• **Stated problem**: Copy everything from the line with "Write the matplotlib code for this chart." down to the line with "from matplotlib.colors import", inclusive of both, exactly as written; leave out all pictures.

• **Records for this exercise**:
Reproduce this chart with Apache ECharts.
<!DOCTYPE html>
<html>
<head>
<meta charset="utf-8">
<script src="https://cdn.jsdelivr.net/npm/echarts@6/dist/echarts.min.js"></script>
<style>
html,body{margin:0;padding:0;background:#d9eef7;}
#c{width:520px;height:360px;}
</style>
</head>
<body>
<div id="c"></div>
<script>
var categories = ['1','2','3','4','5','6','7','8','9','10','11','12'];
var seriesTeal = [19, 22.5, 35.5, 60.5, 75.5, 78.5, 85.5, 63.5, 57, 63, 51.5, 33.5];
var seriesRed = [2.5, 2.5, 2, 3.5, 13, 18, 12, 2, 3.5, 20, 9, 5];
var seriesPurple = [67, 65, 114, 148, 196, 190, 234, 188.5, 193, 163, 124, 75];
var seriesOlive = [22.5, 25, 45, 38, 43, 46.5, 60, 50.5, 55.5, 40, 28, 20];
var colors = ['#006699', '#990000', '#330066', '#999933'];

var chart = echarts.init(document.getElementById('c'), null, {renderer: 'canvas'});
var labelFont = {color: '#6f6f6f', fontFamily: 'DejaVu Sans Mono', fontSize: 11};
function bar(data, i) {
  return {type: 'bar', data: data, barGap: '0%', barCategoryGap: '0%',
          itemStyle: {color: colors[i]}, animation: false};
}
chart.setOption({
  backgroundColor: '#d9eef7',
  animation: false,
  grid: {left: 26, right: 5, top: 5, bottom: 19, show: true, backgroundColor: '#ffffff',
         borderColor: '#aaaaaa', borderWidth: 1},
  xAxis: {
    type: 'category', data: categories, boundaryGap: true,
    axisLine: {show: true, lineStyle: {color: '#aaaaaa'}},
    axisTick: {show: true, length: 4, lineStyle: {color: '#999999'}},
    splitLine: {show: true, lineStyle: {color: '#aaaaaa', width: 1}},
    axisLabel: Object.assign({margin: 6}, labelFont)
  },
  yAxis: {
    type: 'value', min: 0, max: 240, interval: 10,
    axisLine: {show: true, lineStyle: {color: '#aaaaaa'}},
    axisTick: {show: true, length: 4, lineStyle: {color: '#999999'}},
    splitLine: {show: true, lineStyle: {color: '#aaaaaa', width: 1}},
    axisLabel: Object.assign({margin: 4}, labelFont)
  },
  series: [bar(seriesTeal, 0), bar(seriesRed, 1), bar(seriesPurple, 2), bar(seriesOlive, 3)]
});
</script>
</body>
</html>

...

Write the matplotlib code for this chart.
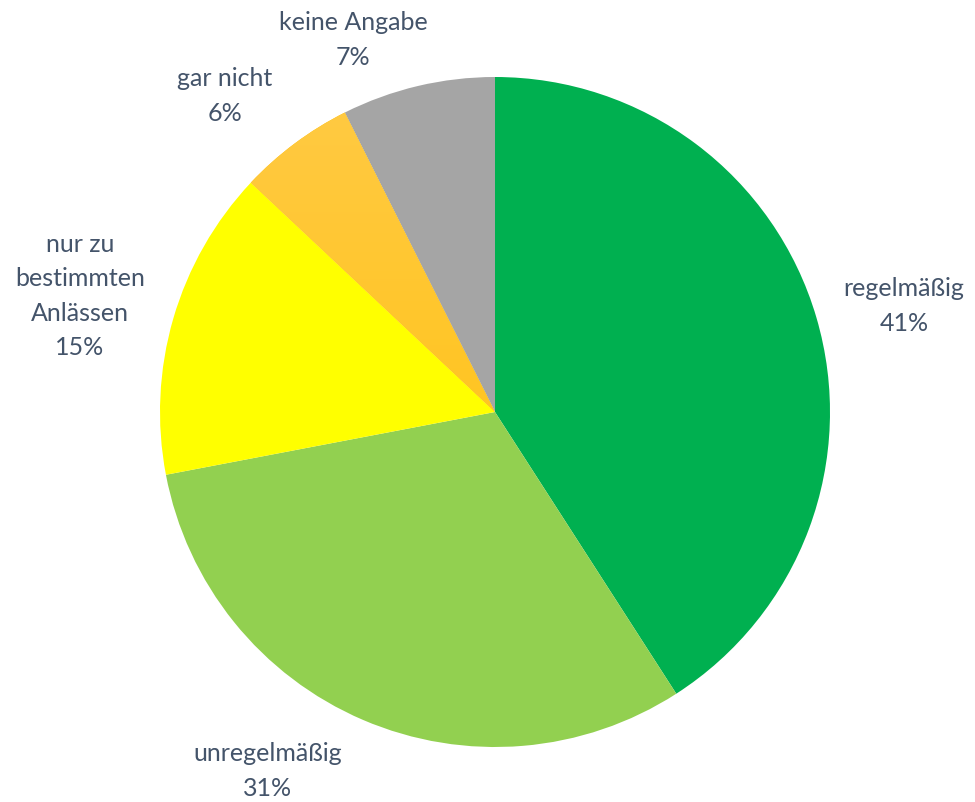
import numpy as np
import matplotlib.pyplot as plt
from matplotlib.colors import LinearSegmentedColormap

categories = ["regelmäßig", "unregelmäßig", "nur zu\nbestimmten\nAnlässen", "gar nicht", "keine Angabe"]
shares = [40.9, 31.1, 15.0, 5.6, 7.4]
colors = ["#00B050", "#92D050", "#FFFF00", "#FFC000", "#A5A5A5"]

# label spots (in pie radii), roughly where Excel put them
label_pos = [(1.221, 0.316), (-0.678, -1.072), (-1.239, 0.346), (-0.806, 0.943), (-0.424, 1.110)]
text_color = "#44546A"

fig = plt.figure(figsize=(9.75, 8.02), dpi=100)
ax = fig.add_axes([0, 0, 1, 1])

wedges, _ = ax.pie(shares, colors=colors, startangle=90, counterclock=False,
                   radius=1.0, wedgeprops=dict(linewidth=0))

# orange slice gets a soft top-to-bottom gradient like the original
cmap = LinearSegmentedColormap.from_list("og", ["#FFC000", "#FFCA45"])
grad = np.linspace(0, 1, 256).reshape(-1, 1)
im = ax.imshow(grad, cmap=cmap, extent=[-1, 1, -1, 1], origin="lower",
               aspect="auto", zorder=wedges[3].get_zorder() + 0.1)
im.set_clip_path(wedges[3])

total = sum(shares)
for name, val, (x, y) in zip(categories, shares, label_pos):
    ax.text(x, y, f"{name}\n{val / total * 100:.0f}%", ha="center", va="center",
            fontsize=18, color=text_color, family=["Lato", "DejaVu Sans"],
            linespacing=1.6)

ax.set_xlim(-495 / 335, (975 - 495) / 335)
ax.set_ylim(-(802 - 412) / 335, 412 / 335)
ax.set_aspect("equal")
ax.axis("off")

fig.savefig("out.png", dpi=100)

* * *

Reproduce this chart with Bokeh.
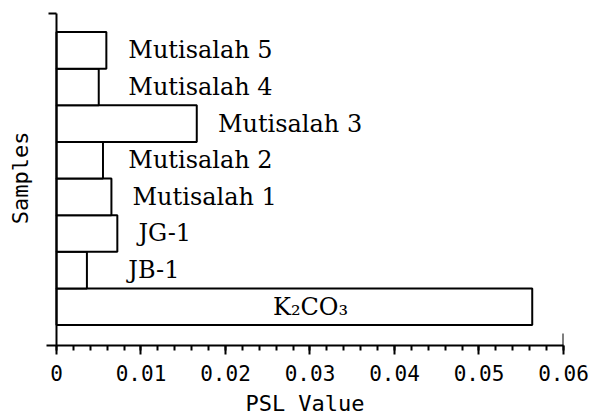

• **Worked solution**:
Write the matplotlib code for this chart.
import numpy as np
import matplotlib.pyplot as plt
from matplotlib.colors import LinearSegmentedColormap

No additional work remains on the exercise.